**Stated exercise**
Drop the pictures, then extract the listing word for word.

**Dataset content**
▬▬▬

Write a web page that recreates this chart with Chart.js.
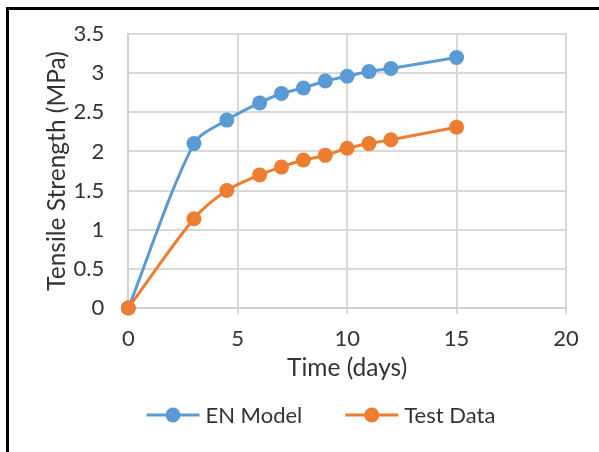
<!DOCTYPE html>
<html>
<head>
<meta charset="utf-8">
<script src="https://cdn.jsdelivr.net/npm/chart.js@4/dist/chart.umd.min.js"></script>
<style>
  html, body { margin: 0; padding: 0; background: #fff; overflow: hidden; }
  #wrap { position: absolute; left: 0; top: 0; width: 599px; height: 452px; }
  #frame { position: absolute; left: 6px; top: 7px; width: 700px; height: 600px;
           border-left: 3px solid #000; border-top: 3px solid #000; pointer-events: none; }
</style>
</head>
<body>
<div id="wrap"><canvas id="c" width="599" height="452"></canvas></div>
<div id="frame"></div>
<script>
const days = [0, 3, 4.5, 6, 7, 8, 9, 10, 11, 12, 15];
const enModel = [0, 2.1, 2.4, 2.62, 2.74, 2.81, 2.9, 2.96, 3.02, 3.06, 3.2];
const testData = [0, 1.14, 1.5, 1.7, 1.8, 1.89, 1.95, 2.04, 2.1, 2.15, 2.31];
const seriesNames = ['EN Model', 'Test Data'];
const xTickValues = [0, 5, 10, 15, 20];
const yTickValues = [0, 0.5, 1, 1.5, 2, 2.5, 3, 3.5];

const FONT = 'Lato, "Open Sans", sans-serif';
const TEXT = '#333333';
const BLUE = '#5b9bd5';
const ORANGE = '#ed7d31';
const TICK_SIZE = 22;
const TITLE_SIZE = 24.5;

const legendPlugin = {
  id: 'excelLegend',
  afterDraw(chart) {
    const ctx = chart.ctx;
    ctx.save();
    ctx.font = TICK_SIZE + 'px ' + FONT;
    const lineLen = 53, gapText = 6, gapItem = 43;
    const items = chart.data.datasets.map(ds => ({
      label: ds.label, color: ds.borderColor, w: ctx.measureText(ds.label).width
    }));
    let total = 0;
    items.forEach((it, i) => { total += lineLen + gapText + it.w + (i ? gapItem : 0); });
    const cx = chart.chartArea.left + 0.44 * (chart.chartArea.right - chart.chartArea.left);
    let x = cx - total / 2;
    const y = 415;
    items.forEach(it => {
      ctx.strokeStyle = it.color; ctx.lineWidth = 3;
      ctx.beginPath(); ctx.moveTo(x, y); ctx.lineTo(x + lineLen, y); ctx.stroke();
      ctx.fillStyle = it.color;
      ctx.beginPath(); ctx.arc(x + lineLen / 2, y, 7.5, 0, Math.PI * 2); ctx.fill();
      ctx.fillStyle = TEXT; ctx.textBaseline = 'middle'; ctx.textAlign = 'left';
      ctx.fillText(it.label, x + lineLen + gapText, y + 1);
      x += lineLen + gapText + it.w + gapItem;
    });
    ctx.restore();
  }
};

const toPoints = ys => days.map((d, i) => ({ x: d, y: ys[i] }));

new Chart(document.getElementById('c'), {
  type: 'line',
  data: {
    datasets: [
      { label: seriesNames[0], data: toPoints(enModel), borderColor: BLUE, backgroundColor: BLUE,
        pointBackgroundColor: BLUE, pointBorderWidth: 0, pointRadius: 7.5, borderWidth: 3,
        tension: 0.3, order: 2, clip: false },
      { label: seriesNames[1], data: toPoints(testData), borderColor: ORANGE, backgroundColor: ORANGE,
        pointBackgroundColor: ORANGE, pointBorderWidth: 0, pointRadius: 7.5, borderWidth: 3,
        tension: 0.3, order: 1, clip: false }
    ]
  },
  options: {
    responsive: false,
    animation: false,
    layout: { padding: { left: 10, right: 33, top: 34, bottom: 64 } },
    plugins: { legend: { display: false }, tooltip: { enabled: false } },
    scales: {
      x: {
        type: 'linear', min: 0, max: 20,
        afterBuildTicks: s => { s.ticks = xTickValues.map(v => ({ value: v })); },
        afterFit: s => { s.height = 80; },
        grid: { color: '#d9d9d9', lineWidth: 2, tickLength: 6, drawTicks: true },
        border: { color: '#d0d0d0', width: 2 },
        ticks: { color: TEXT, font: { family: FONT, size: TICK_SIZE }, padding: 12, maxRotation: 0,
                 callback: v => String(v) },
        title: { display: true, text: 'Time (days)', color: TEXT,
                 font: { family: FONT, size: TITLE_SIZE }, padding: { top: 0, bottom: 5 } }
      },
      y: {
        type: 'linear', min: 0, max: 3.5,
        afterBuildTicks: s => { s.ticks = yTickValues.map(v => ({ value: v })); },
        afterFit: s => { s.width = 118.3; s.paddingTop = 0; },
        grid: { color: '#d9d9d9', lineWidth: 2, drawTicks: false },
        border: { color: '#d0d0d0', width: 2 },
        ticks: { color: TEXT, font: { family: FONT, size: TICK_SIZE, lineHeight: 0.9 }, padding: 24,
                 callback: v => String(v) },
        title: { display: true, text: 'Tensile Strength (MPa)', color: TEXT,
                 font: { family: FONT, size: TITLE_SIZE }, padding: { top: 32, bottom: 0 } }
      }
    }
  },
  plugins: [legendPlugin]
});
</script>
</body>
</html>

▬▬▬

**The reply**
Write a web page that recreates this chart with Chart.js.
<!DOCTYPE html>
<html>
<head>
<meta charset="utf-8">
<script src="https://cdn.jsdelivr.net/npm/chart.js@4/dist/chart.umd.min.js"></script>
<style>
  html, body { margin: 0; padding: 0; background: #fff; overflow: hidden; }
  #wrap { position: absolute; left: 0; top: 0; width: 599px; height: 452px; }
  #frame { position: absolute; left: 6px; top: 7px; width: 700px; height: 600px;
           border-left: 3px solid #000; border-top: 3px solid #000; pointer-events: none; }
</style>
</head>
<body>
<div id="wrap"><canvas id="c" width="599" height="452"></canvas></div>
<div id="frame"></div>
<script>
const days = [0, 3, 4.5, 6, 7, 8, 9, 10, 11, 12, 15];
const enModel = [0, 2.1, 2.4, 2.62, 2.74, 2.81, 2.9, 2.96, 3.02, 3.06, 3.2];
const testData = [0, 1.14, 1.5, 1.7, 1.8, 1.89, 1.95, 2.04, 2.1, 2.15, 2.31];
const seriesNames = ['EN Model', 'Test Data'];
const xTickValues = [0, 5, 10, 15, 20];
const yTickValues = [0, 0.5, 1, 1.5, 2, 2.5, 3, 3.5];

const FONT = 'Lato, "Open Sans", sans-serif';
const TEXT = '#333333';
const BLUE = '#5b9bd5';
const ORANGE = '#ed7d31';
const TICK_SIZE = 22;
const TITLE_SIZE = 24.5;

const legendPlugin = {
  id: 'excelLegend',
  afterDraw(chart) {
    const ctx = chart.ctx;
    ctx.save();
    ctx.font = TICK_SIZE + 'px ' + FONT;
    const lineLen = 53, gapText = 6, gapItem = 43;
    const items = chart.data.datasets.map(ds => ({
      label: ds.label, color: ds.borderColor, w: ctx.measureText(ds.label).width
    }));
    let total = 0;
    items.forEach((it, i) => { total += lineLen + gapText + it.w + (i ? gapItem : 0); });
    const cx = chart.chartArea.left + 0.44 * (chart.chartArea.right - chart.chartArea.left);
    let x = cx - total / 2;
    const y = 415;
    items.forEach(it => {
      ctx.strokeStyle = it.color; ctx.lineWidth = 3;
      ctx.beginPath(); ctx.moveTo(x, y); ctx.lineTo(x + lineLen, y); ctx.stroke();
      ctx.fillStyle = it.color;
      ctx.beginPath(); ctx.arc(x + lineLen / 2, y, 7.5, 0, Math.PI * 2); ctx.fill();
      ctx.fillStyle = TEXT; ctx.textBaseline = 'middle'; ctx.textAlign = 'left';
      ctx.fillText(it.label, x + lineLen + gapText, y + 1);
      x += lineLen + gapText + it.w + gapItem;
    });
    ctx.restore();
  }
};

const toPoints = ys => days.map((d, i) => ({ x: d, y: ys[i] }));

new Chart(document.getElementById('c'), {
  type: 'line',
  data: {
    datasets: [
      { label: seriesNames[0], data: toPoints(enModel), borderColor: BLUE, backgroundColor: BLUE,
        pointBackgroundColor: BLUE, pointBorderWidth: 0, pointRadius: 7.5, borderWidth: 3,
        tension: 0.3, order: 2, clip: false },
      { label: seriesNames[1], data: toPoints(testData), borderColor: ORANGE, backgroundColor: ORANGE,
        pointBackgroundColor: ORANGE, pointBorderWidth: 0, pointRadius: 7.5, borderWidth: 3,
        tension: 0.3, order: 1, clip: false }
    ]
  },
  options: {
    responsive: false,
    animation: false,
    layout: { padding: { left: 10, right: 33, top: 34, bottom: 64 } },
    plugins: { legend: { display: false }, tooltip: { enabled: false } },
    scales: {
      x: {
        type: 'linear', min: 0, max: 20,
        afterBuildTicks: s => { s.ticks = xTickValues.map(v => ({ value: v })); },
        afterFit: s => { s.height = 80; },
        grid: { color: '#d9d9d9', lineWidth: 2, tickLength: 6, drawTicks: true },
        border: { color: '#d0d0d0', width: 2 },
        ticks: { color: TEXT, font: { family: FONT, size: TICK_SIZE }, padding: 12, maxRotation: 0,
                 callback: v => String(v) },
        title: { display: true, text: 'Time (days)', color: TEXT,
                 font: { family: FONT, size: TITLE_SIZE }, padding: { top: 0, bottom: 5 } }
      },
      y: {
        type: 'linear', min: 0, max: 3.5,
        afterBuildTicks: s => { s.ticks = yTickValues.map(v => ({ value: v })); },
        afterFit: s => { s.width = 118.3; s.paddingTop = 0; },
        grid: { color: '#d9d9d9', lineWidth: 2, drawTicks: false },
        border: { color: '#d0d0d0', width: 2 },
        ticks: { color: TEXT, font: { family: FONT, size: TICK_SIZE, lineHeight: 0.9 }, padding: 24,
                 callback: v => String(v) },
        title: { display: true, text: 'Tensile Strength (MPa)', color: TEXT,
                 font: { family: FONT, size: TITLE_SIZE }, padding: { top: 32, bottom: 0 } }
      }
    }
  },
  plugins: [legendPlugin]
});
</script>
</body>
</html>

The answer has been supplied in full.